→ **Material provided**
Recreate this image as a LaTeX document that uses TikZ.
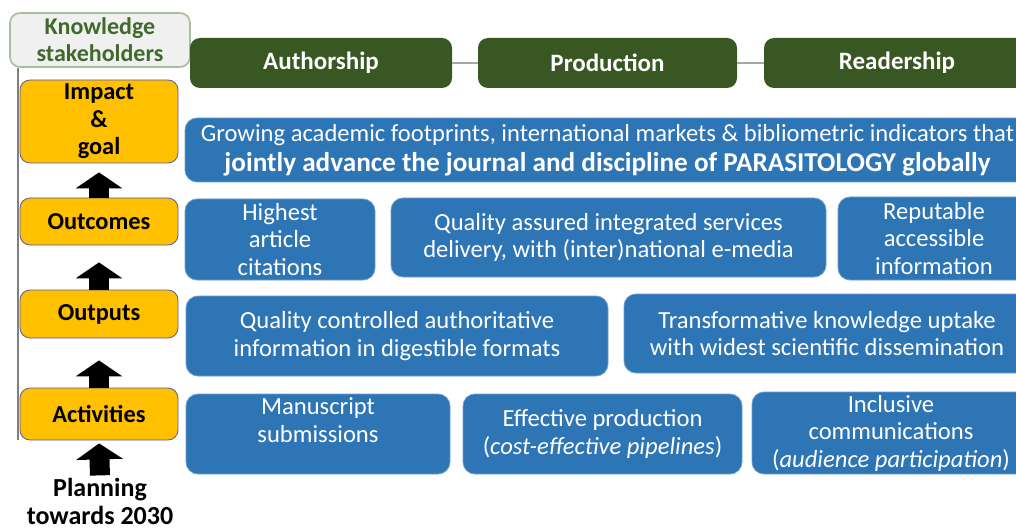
\documentclass[tikz,border=0pt]{standalone}
\usepackage{fontspec}
\setmainfont{Carlito}
\usepackage{xcolor}
\usepackage{tikz}
\usetikzlibrary{arrows.meta}
\definecolor{boxblue}{HTML}{2E75B6}
\definecolor{edgeblue}{HTML}{6A9FD0}
\definecolor{darkgreen}{HTML}{385723}
\definecolor{stakegreen}{HTML}{3F6A2C}
\definecolor{levelyellow}{HTML}{FFC000}
\tikzstyle{stake}=[rectangle,rounded corners=5pt,draw=stakegreen!45,fill=gray!12,thick,text=stakegreen,font=\fontsize{12}{13.5}\selectfont\bfseries,align=center,minimum width=90pt,minimum height=27pt,inner sep=0pt]
\tikzstyle{level}=[rectangle,rounded corners=5pt,draw=gray!70!blue,fill=levelyellow,text=black,font=\fontsize{12.2}{13.75}\selectfont\bfseries,align=center,minimum width=79pt,inner sep=0pt]
\tikzstyle{stage}=[rectangle,rounded corners=5pt,fill=darkgreen,text=white,font=\fontsize{12.5}{15}\selectfont\bfseries,minimum height=25pt,inner sep=0pt]
\tikzstyle{result}=[rectangle,rounded corners=6pt,draw=edgeblue,fill=boxblue,text=white,font=\fontsize{12.3}{13.75}\selectfont,align=center,inner sep=0pt,minimum height=40pt]
\tikzstyle{uparrow}=[-{Triangle[width=23pt,length=8pt]},line width=10pt,black]

\begin{document}
\begin{tikzpicture}[x=0.5pt,y=-0.5pt]
        \clip (0,0) rectangle (1016,529);

        % stakeholders and levels
        \node at (100,40)   [stake] (know) {Knowledge\\stakeholders};
        \node at (99,121.5) [level,minimum height=41.5pt] (imp)  {Impact\\\&\\goal};
        \node at (99,221.5) [level,minimum height=23.5pt] (outc) {Outcomes};
        \node at (99,314)   [level,minimum height=24pt]   (outp) {Outputs};
        \node at (99,414)   [level,minimum height=26pt]   (actv) {Activities};
        \node at (100,501)  [align=center,inner sep=0pt,font=\fontsize{13}{14}\selectfont\bfseries] (plan) {Planning\\towards 2030};

        \coordinate (vbot) at (18,440);
        \draw [gray,thick] (know.south west -| vbot) -- (vbot);

        \draw [uparrow,shorten >=4.5pt]  (outc.north) -- (imp.south);
        \draw [uparrow,shorten >=8.5pt]  (outp.north) -- (outc.south);
        \draw [uparrow,shorten >=11pt]   (actv.north) -- (outp.south);
        \draw [uparrow,shorten >=1.5pt,shorten <=1pt] (plan.north) -- (actv.south);

        % stages
        \node at (321,63)   [stage,minimum width=131pt] (auth) {Authorship};
        \node at (607.5,63) [stage,minimum width=129.5pt] (prod) {Production};
        \node at (897,63)   [stage,minimum width=133pt] (read) {Readership};
        \draw [gray!70,thick] (auth) -- (prod);
        \draw [gray!70,thick] (prod) -- (read);

        % impact
        \node at (607.5,150) [result,minimum width=422.5pt,minimum height=32pt,font=\fontsize{12.3}{15}\selectfont] (goal)
          {Growing academic footprints, international markets \& bibliometric indicators that\\
           {\fontsize{13.6}{15}\selectfont\textbf{jointly advance the journal and discipline of PARASITOLOGY globally}}};

        % outcomes
        \node at (280,239.5)   [result,minimum width=95pt,minimum height=40.5pt] (cite) {Highest\\article\\citations};
        \node at (608.5,237.5) [result,minimum width=217.5pt,minimum height=39.5pt] (qual) {Quality assured integrated services\\delivery, with (inter)national e-media};
        \node at (934,238.5)   [result,minimum width=96pt,minimum height=41.5pt] (repu) {Reputable\\accessible\\information};

        % outputs
        \node at (397,336)   [result,minimum width=211pt] (ctrl)  {Quality controlled authoritative\\information in digestible formats};
        \node at (827,333.5) [result,minimum width=203pt,minimum height=39.5pt] (trans) {Transformative knowledge uptake\\with widest scientific dissemination};

        % activities
        \node at (318,434)   [result,minimum width=132pt] (manu) {Manuscript\\submissions\\\mbox{}};
        \node at (602.5,434) [result,minimum width=139.5pt] (effp) {Effective production\\(\textit{cost-effective pipelines})};
        \node at (891,433)   [result,minimum width=139pt,minimum height=41pt] (incl) {Inclusive\\communications\\(\textit{audience participation})};
      \end{tikzpicture}
\end{document}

→ **Task to carry out**
Make an exact copy of the lines from the top of the material through the line with "vbot) -- (vbot);", pictures excluded.

→ **Answer to the task**
Recreate this image as a LaTeX document that uses TikZ.
\documentclass[tikz,border=0pt]{standalone}
\usepackage{fontspec}
\setmainfont{Carlito}
\usepackage{xcolor}
\usepackage{tikz}
\usetikzlibrary{arrows.meta}
\definecolor{boxblue}{HTML}{2E75B6}
\definecolor{edgeblue}{HTML}{6A9FD0}
\definecolor{darkgreen}{HTML}{385723}
\definecolor{stakegreen}{HTML}{3F6A2C}
\definecolor{levelyellow}{HTML}{FFC000}
\tikzstyle{stake}=[rectangle,rounded corners=5pt,draw=stakegreen!45,fill=gray!12,thick,text=stakegreen,font=\fontsize{12}{13.5}\selectfont\bfseries,align=center,minimum width=90pt,minimum height=27pt,inner sep=0pt]
\tikzstyle{level}=[rectangle,rounded corners=5pt,draw=gray!70!blue,fill=levelyellow,text=black,font=\fontsize{12.2}{13.75}\selectfont\bfseries,align=center,minimum width=79pt,inner sep=0pt]
\tikzstyle{stage}=[rectangle,rounded corners=5pt,fill=darkgreen,text=white,font=\fontsize{12.5}{15}\selectfont\bfseries,minimum height=25pt,inner sep=0pt]
\tikzstyle{result}=[rectangle,rounded corners=6pt,draw=edgeblue,fill=boxblue,text=white,font=\fontsize{12.3}{13.75}\selectfont,align=center,inner sep=0pt,minimum height=40pt]
\tikzstyle{uparrow}=[-{Triangle[width=23pt,length=8pt]},line width=10pt,black]

\begin{document}
\begin{tikzpicture}[x=0.5pt,y=-0.5pt]
        \clip (0,0) rectangle (1016,529);

        % stakeholders and levels
        \node at (100,40)   [stake] (know) {Knowledge\\stakeholders};
        \node at (99,121.5) [level,minimum height=41.5pt] (imp)  {Impact\\\&\\goal};
        \node at (99,221.5) [level,minimum height=23.5pt] (outc) {Outcomes};
        \node at (99,314)   [level,minimum height=24pt]   (outp) {Outputs};
        \node at (99,414)   [level,minimum height=26pt]   (actv) {Activities};
        \node at (100,501)  [align=center,inner sep=0pt,font=\fontsize{13}{14}\selectfont\bfseries] (plan) {Planning\\towards 2030};

        \coordinate (vbot) at (18,440);
        \draw [gray,thick] (know.south west -| vbot) -- (vbot);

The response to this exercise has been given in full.